Notwithstanding the above it is sensible and indeed healthy for a business to review and periodically remarket their insurance portfolio. There are ways and means of effectively marketing an insurance portfolio on a regular basis to ensure that the best price is obtained for the cover without causing disaffection with insurers. For an SME the most sensible solution is to use a broker, such as PI Expert, to manage this for you.

Your broker should work with you to firstly understand and then present your business effectively to insurers. The broker should use their expertise to narrow down the markets which are appropriate to your business. You should expect the broker to go to a number of markets on your behalf to get the best price for you, It is surprising how many brokers (including some of the largest players) only use a limited market for placing business – this might be just one or two insurers. Whilst limiting their market to a few players will result in higher commission for the broker it is unlikely to result in a better premium for your business.

When instructing a broker it is wise to take time to find out which markets they will use. Ideally use a whole of market broker. Brokers such as PI Expert are totally independent and will carry out a full market search. Ask also to see proof of alternative quotes.

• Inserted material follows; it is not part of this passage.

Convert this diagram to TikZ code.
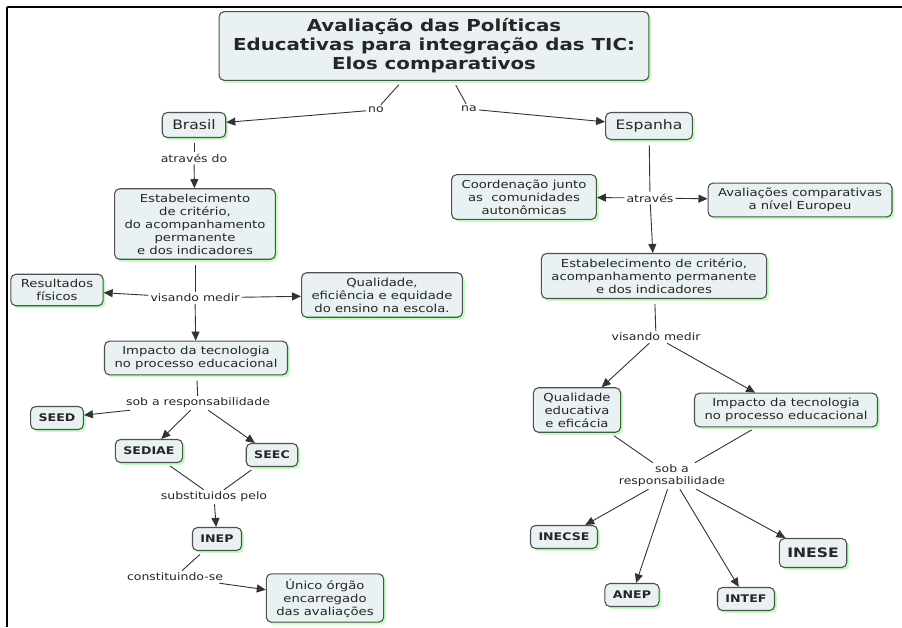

Your broker should be reassessing your business every year. This does not necessarily mean that they should go to market every year to see if cover can be obtained more cheaply – in some cases this is counterproductive – the broker should use their knowledge of whether you are on good rate or not. You should however ask your broker what they plan to do with your renewal and ask them to justify their decision if they are only going to a limited market or not marketing your renewal at all. Be very suspicious of the broker who simply offers up the same insurer year on year with a small price increase each time.

You should test your broker out every now and again. Do not do this every year, because not only does it annoy insurers to see the same piece of business more than once, brokers also take a view on the client that goes to market every year too. If you are going to go out to market with another broker be sure to give your holding broker a chance to quote for your cover first – there is nothing more frustrating for a broker who has worked with a client over a period of time to find all of the markets that will quote have been blocked by an attacking broker prior to being given the chance to do the job properly for the client. A simple rule of thumb is to let your holding broker have a few days head start on the quote process before you ask an alternative broker to come up with a quote.

Be fair to all parties. If you have instructed an alternative broker to obtain competitive quotes for you be prepared to move your business. In common with many brokers PI Expert does not charge a fee for obtaining quotes and this can be a costly and time consuming job. It is only fair therefore for you to be prepared to move your business if the alternative broker is able to obtain significantly better terms. You will do your business no favours by sticking with a broker whose strategy is to allow another broker to do the hard work of obtaining the best price for your cover and then price matching the best deal you are able to obtain elsewhere. The broker who has done all of the hard work and not obtained your business is unlikely to want to try again the following year and there is no pressure on your holding broker to do more than offer up existing insurers terms.

Be claim aware. If you have had a claim during the year it is sensible to stay with your holding insurer at renewal. If there is a problem with the claim then insurers are more inclined to look favourably on it if you have shown loyalty to them at renewal. There is an unwritten understanding between insurers that expects policyholders to give the holding insurers at least some opportunity to make their money back after a claim has been paid out and many will take a dim view of an insured who tries to move their cover at the renewal which immediately follows a claim being made. This may affect your chances of obtaining a quote at all in the future.